+++ Data provided
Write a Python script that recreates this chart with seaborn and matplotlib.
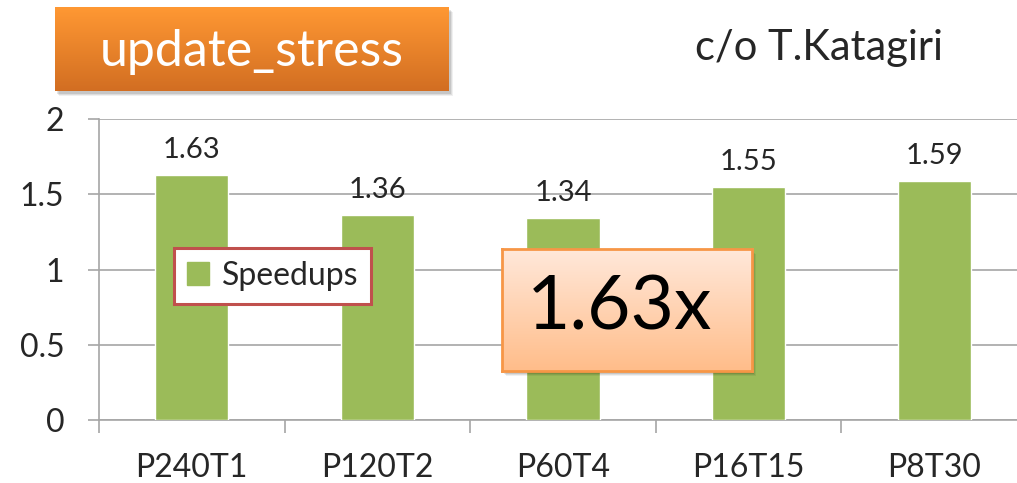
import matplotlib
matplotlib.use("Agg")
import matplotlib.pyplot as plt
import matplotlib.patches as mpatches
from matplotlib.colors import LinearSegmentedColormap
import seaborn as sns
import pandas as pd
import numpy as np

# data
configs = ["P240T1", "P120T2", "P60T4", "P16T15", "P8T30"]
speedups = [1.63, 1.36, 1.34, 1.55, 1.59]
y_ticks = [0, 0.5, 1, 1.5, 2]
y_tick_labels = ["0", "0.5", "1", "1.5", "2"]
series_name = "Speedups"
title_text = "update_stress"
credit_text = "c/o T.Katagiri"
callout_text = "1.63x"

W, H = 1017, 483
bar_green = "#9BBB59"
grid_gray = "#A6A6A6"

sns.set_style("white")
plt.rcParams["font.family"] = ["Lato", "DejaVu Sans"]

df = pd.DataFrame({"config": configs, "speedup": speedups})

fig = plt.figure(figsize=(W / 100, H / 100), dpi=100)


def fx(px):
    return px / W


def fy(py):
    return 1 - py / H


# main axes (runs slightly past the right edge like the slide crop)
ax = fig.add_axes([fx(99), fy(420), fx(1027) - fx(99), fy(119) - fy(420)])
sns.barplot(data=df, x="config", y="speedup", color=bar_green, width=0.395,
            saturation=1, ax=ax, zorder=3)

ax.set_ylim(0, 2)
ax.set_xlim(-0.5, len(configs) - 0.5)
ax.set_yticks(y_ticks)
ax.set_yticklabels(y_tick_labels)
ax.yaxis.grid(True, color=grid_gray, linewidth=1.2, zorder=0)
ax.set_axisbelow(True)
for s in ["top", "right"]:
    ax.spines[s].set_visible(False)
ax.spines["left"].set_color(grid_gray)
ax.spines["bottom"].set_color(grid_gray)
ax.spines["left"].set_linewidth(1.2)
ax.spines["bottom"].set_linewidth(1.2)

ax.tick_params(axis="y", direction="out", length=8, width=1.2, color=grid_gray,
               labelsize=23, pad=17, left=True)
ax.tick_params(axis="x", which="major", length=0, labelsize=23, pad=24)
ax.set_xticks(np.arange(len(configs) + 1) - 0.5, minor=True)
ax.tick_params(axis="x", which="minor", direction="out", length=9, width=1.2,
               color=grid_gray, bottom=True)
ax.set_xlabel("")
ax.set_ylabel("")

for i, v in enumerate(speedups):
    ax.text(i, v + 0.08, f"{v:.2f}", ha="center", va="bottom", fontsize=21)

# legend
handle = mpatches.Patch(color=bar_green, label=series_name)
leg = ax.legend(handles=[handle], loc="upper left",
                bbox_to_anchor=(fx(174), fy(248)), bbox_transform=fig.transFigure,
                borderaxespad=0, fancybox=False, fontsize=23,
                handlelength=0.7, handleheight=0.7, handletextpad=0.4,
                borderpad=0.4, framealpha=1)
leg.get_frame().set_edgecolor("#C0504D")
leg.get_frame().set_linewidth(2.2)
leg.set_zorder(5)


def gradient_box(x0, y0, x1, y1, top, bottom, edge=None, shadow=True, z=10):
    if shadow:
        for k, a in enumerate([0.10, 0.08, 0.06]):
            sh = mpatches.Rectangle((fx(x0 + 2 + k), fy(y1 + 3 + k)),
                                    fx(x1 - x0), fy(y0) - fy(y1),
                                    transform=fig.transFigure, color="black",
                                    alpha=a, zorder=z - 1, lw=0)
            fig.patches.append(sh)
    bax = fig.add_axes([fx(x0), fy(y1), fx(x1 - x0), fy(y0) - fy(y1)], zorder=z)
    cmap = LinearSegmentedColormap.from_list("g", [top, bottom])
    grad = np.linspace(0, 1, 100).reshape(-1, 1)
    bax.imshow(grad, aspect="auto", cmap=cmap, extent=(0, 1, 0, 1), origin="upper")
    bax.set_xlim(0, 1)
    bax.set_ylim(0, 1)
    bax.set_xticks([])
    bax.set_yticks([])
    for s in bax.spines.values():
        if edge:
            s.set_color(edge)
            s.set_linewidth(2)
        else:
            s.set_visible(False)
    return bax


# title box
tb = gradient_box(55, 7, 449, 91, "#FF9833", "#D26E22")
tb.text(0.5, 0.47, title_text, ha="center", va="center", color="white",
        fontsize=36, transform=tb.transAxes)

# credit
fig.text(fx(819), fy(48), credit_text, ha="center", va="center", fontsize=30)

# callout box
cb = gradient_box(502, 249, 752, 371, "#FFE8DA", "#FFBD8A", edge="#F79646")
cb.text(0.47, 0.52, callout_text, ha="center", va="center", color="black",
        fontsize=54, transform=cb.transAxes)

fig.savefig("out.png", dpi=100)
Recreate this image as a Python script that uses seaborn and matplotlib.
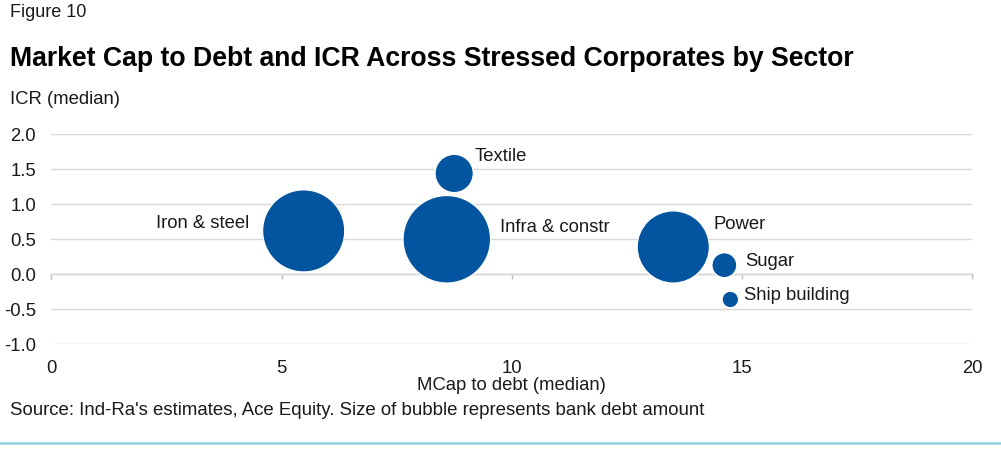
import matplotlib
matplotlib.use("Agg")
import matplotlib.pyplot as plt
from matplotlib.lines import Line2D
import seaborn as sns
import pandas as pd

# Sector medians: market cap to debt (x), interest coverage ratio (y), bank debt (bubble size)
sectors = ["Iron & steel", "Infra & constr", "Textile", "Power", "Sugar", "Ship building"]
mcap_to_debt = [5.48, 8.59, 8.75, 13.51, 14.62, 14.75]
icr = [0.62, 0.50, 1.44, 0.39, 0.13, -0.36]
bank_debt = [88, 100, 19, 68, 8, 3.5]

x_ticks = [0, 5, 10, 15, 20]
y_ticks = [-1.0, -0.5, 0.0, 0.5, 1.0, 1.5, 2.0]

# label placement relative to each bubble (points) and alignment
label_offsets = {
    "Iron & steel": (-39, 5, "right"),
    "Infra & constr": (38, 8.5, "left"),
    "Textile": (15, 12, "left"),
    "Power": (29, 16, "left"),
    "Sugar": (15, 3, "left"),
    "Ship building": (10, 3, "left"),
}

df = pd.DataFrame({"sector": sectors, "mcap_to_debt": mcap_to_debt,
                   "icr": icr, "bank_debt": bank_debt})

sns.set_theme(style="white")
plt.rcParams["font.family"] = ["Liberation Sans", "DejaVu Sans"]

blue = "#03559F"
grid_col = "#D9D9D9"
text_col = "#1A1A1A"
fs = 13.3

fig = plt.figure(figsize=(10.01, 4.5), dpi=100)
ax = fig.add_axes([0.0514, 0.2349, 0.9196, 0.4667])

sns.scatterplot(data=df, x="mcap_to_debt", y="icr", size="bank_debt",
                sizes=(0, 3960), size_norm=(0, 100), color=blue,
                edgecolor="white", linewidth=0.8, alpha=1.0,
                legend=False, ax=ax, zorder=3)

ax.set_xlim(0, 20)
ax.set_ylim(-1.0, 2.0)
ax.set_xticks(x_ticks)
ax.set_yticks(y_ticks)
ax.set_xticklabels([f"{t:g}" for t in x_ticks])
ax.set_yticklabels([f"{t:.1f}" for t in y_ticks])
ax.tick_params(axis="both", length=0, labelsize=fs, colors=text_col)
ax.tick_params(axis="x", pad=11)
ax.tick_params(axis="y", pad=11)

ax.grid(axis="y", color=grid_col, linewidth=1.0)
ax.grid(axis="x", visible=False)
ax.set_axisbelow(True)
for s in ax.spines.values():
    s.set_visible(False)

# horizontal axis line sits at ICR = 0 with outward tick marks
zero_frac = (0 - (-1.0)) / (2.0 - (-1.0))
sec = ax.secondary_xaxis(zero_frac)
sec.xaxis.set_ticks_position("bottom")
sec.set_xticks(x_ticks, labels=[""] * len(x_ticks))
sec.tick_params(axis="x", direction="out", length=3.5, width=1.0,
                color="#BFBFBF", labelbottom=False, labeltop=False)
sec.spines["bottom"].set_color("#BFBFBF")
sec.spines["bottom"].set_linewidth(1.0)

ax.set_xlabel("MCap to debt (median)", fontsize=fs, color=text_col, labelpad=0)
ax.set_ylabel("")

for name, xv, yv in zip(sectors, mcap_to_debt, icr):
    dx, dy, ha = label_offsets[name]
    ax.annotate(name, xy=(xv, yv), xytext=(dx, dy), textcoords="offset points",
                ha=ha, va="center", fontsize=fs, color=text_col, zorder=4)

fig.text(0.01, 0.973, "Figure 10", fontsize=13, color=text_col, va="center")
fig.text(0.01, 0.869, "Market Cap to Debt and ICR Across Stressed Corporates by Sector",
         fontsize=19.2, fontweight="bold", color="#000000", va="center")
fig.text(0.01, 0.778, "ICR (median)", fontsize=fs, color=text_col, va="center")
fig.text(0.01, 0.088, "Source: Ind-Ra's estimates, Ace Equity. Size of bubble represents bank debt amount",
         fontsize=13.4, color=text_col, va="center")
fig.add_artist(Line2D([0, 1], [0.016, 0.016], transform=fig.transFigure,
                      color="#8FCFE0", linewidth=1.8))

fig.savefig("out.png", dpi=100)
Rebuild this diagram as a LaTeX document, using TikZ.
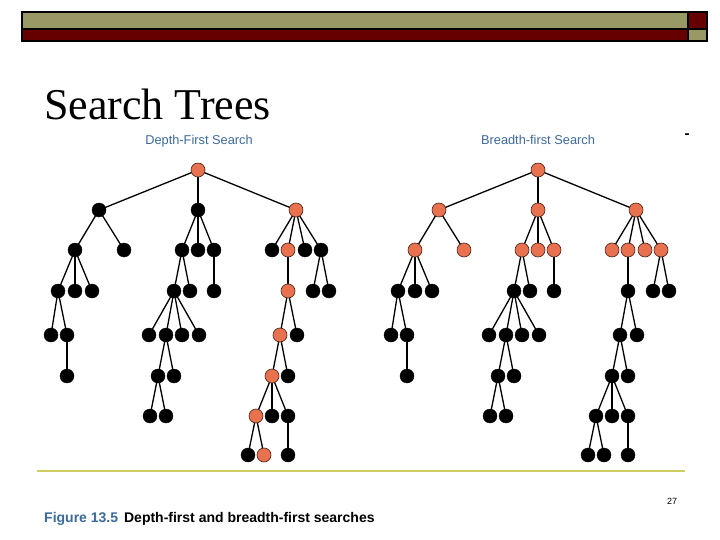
++++++
** What is being asked **
Reproduce only the lines running from the beginning of the entries above to the line holding "ax.text(i, v +", inclusive. Pictures stay out of the copy.

** Output for this task **
Write a Python script that recreates this chart with seaborn and matplotlib.
import matplotlib
matplotlib.use("Agg")
import matplotlib.pyplot as plt
import matplotlib.patches as mpatches
from matplotlib.colors import LinearSegmentedColormap
import seaborn as sns
import pandas as pd
import numpy as np

# data
configs = ["P240T1", "P120T2", "P60T4", "P16T15", "P8T30"]
speedups = [1.63, 1.36, 1.34, 1.55, 1.59]
y_ticks = [0, 0.5, 1, 1.5, 2]
y_tick_labels = ["0", "0.5", "1", "1.5", "2"]
series_name = "Speedups"
title_text = "update_stress"
credit_text = "c/o T.Katagiri"
callout_text = "1.63x"

W, H = 1017, 483
bar_green = "#9BBB59"
grid_gray = "#A6A6A6"

sns.set_style("white")
plt.rcParams["font.family"] = ["Lato", "DejaVu Sans"]

df = pd.DataFrame({"config": configs, "speedup": speedups})

fig = plt.figure(figsize=(W / 100, H / 100), dpi=100)


def fx(px):
    return px / W


def fy(py):
    return 1 - py / H


# main axes (runs slightly past the right edge like the slide crop)
ax = fig.add_axes([fx(99), fy(420), fx(1027) - fx(99), fy(119) - fy(420)])
sns.barplot(data=df, x="config", y="speedup", color=bar_green, width=0.395,
            saturation=1, ax=ax, zorder=3)

ax.set_ylim(0, 2)
ax.set_xlim(-0.5, len(configs) - 0.5)
ax.set_yticks(y_ticks)
ax.set_yticklabels(y_tick_labels)
ax.yaxis.grid(True, color=grid_gray, linewidth=1.2, zorder=0)
ax.set_axisbelow(True)
for s in ["top", "right"]:
    ax.spines[s].set_visible(False)
ax.spines["left"].set_color(grid_gray)
ax.spines["bottom"].set_color(grid_gray)
ax.spines["left"].set_linewidth(1.2)
ax.spines["bottom"].set_linewidth(1.2)

ax.tick_params(axis="y", direction="out", length=8, width=1.2, color=grid_gray,
               labelsize=23, pad=17, left=True)
ax.tick_params(axis="x", which="major", length=0, labelsize=23, pad=24)
ax.set_xticks(np.arange(len(configs) + 1) - 0.5, minor=True)
ax.tick_params(axis="x", which="minor", direction="out", length=9, width=1.2,
               color=grid_gray, bottom=True)
ax.set_xlabel("")
ax.set_ylabel("")

for i, v in enumerate(speedups):
    ax.text(i, v + 0.08, f"{v:.2f}", ha="center", va="bottom", fontsize=21)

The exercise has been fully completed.